— START Information supplied —

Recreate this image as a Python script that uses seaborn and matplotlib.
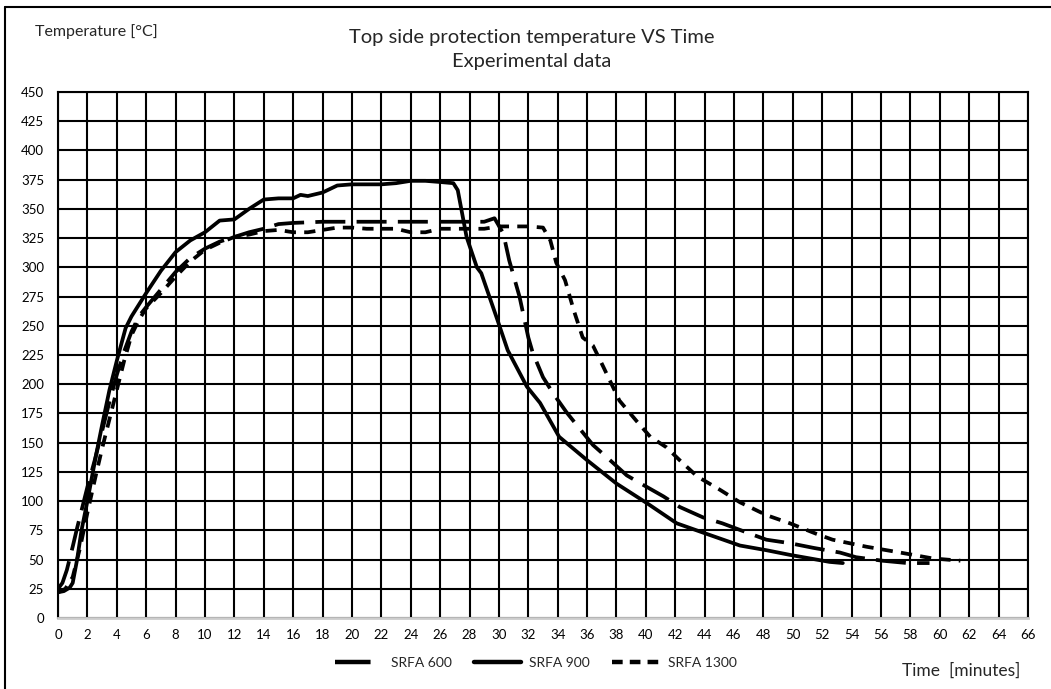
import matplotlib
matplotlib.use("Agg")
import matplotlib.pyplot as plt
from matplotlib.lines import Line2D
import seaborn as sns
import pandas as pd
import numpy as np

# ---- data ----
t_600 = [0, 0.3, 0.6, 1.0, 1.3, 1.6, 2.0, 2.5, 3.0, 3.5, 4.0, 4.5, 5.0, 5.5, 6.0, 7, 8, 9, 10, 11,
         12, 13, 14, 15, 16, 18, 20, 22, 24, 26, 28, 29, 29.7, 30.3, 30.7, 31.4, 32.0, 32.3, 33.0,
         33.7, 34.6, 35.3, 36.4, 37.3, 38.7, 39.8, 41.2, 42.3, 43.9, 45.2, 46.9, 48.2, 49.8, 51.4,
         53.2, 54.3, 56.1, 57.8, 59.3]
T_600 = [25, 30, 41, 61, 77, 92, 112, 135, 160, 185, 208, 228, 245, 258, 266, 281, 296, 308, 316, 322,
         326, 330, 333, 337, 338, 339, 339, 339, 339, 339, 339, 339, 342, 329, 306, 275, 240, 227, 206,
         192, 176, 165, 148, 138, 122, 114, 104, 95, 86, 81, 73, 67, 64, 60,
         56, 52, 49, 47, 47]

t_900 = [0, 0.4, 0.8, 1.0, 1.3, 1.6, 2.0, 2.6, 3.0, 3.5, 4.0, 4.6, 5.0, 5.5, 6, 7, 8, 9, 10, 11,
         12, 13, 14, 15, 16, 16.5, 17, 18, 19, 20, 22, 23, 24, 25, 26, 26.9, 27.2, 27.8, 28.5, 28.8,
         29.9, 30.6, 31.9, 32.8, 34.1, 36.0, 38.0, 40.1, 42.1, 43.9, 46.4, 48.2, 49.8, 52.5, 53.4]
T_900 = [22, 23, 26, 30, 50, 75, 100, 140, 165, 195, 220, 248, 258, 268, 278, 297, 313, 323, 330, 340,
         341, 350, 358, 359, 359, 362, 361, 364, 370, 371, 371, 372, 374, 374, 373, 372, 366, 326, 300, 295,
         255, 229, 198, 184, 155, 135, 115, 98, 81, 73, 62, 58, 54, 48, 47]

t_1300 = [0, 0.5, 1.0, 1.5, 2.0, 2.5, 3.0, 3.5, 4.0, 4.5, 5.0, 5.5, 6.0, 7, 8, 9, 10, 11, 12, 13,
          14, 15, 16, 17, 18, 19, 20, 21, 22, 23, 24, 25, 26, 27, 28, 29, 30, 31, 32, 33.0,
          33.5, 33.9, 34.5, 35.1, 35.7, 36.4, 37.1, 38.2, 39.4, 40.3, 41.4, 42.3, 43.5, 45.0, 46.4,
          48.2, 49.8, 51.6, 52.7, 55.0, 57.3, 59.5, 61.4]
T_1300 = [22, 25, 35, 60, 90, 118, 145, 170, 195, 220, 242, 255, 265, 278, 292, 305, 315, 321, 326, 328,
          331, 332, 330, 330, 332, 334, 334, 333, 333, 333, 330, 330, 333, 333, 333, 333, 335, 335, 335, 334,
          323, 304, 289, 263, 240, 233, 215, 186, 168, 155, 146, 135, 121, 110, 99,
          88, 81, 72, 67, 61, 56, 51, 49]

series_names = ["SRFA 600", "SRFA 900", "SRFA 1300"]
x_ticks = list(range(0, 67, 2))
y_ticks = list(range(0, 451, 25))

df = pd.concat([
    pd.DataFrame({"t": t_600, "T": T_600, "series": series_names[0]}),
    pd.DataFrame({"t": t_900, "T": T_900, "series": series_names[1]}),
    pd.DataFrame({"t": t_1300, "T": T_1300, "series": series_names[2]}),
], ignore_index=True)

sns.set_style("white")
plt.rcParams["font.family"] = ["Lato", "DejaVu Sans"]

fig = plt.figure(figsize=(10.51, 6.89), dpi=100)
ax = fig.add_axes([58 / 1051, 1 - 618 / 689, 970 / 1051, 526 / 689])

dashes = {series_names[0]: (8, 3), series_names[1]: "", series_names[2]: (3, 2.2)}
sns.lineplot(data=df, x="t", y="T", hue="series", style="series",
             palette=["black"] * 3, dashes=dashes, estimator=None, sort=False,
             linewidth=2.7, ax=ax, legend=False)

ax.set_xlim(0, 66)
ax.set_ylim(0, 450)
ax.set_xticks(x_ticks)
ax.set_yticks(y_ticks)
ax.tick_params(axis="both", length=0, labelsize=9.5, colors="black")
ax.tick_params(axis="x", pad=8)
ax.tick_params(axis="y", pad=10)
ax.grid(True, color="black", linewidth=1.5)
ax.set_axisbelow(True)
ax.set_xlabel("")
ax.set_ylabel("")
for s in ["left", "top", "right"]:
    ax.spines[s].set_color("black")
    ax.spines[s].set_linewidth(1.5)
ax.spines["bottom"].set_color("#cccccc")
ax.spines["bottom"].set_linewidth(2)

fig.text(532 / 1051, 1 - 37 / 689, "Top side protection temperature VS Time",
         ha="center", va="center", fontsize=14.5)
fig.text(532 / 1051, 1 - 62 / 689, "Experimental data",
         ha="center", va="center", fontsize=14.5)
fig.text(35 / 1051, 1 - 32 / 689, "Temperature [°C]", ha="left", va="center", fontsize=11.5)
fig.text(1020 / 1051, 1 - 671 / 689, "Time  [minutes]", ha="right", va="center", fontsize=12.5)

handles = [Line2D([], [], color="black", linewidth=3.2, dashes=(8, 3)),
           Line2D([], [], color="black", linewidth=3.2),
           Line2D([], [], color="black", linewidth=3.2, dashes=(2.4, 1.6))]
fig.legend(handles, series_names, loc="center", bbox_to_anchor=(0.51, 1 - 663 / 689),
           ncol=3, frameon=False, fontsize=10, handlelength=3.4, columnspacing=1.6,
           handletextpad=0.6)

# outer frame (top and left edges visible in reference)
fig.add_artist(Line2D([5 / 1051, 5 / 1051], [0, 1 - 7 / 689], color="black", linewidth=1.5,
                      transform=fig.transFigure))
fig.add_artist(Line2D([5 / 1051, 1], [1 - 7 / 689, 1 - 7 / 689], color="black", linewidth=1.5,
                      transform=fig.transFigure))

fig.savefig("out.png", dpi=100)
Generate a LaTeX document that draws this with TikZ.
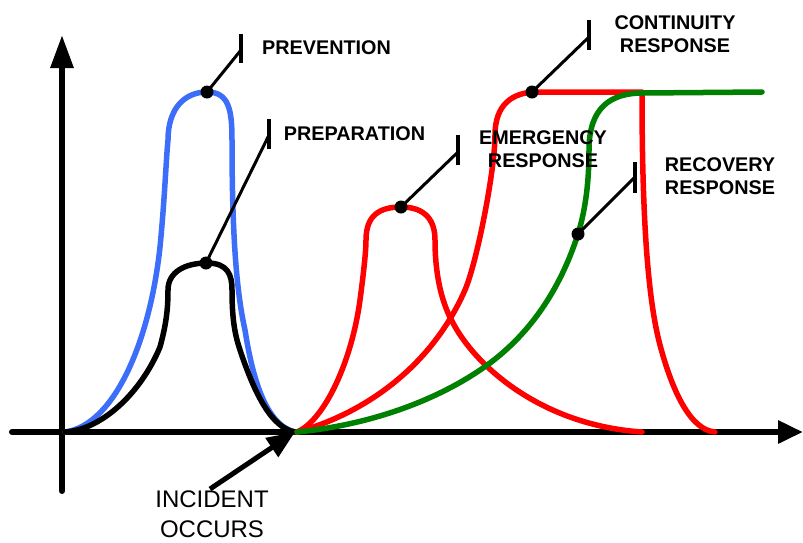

— END Information supplied —

## To be done
Please give again the entries word for word, starting at the first line and ending with the line that contains "import numpy as np"; include both of those lines but none of the pictures.

## Solution to this problem
Recreate this image as a Python script that uses seaborn and matplotlib.
import matplotlib
matplotlib.use("Agg")
import matplotlib.pyplot as plt
from matplotlib.lines import Line2D
import seaborn as sns
import pandas as pd
import numpy as np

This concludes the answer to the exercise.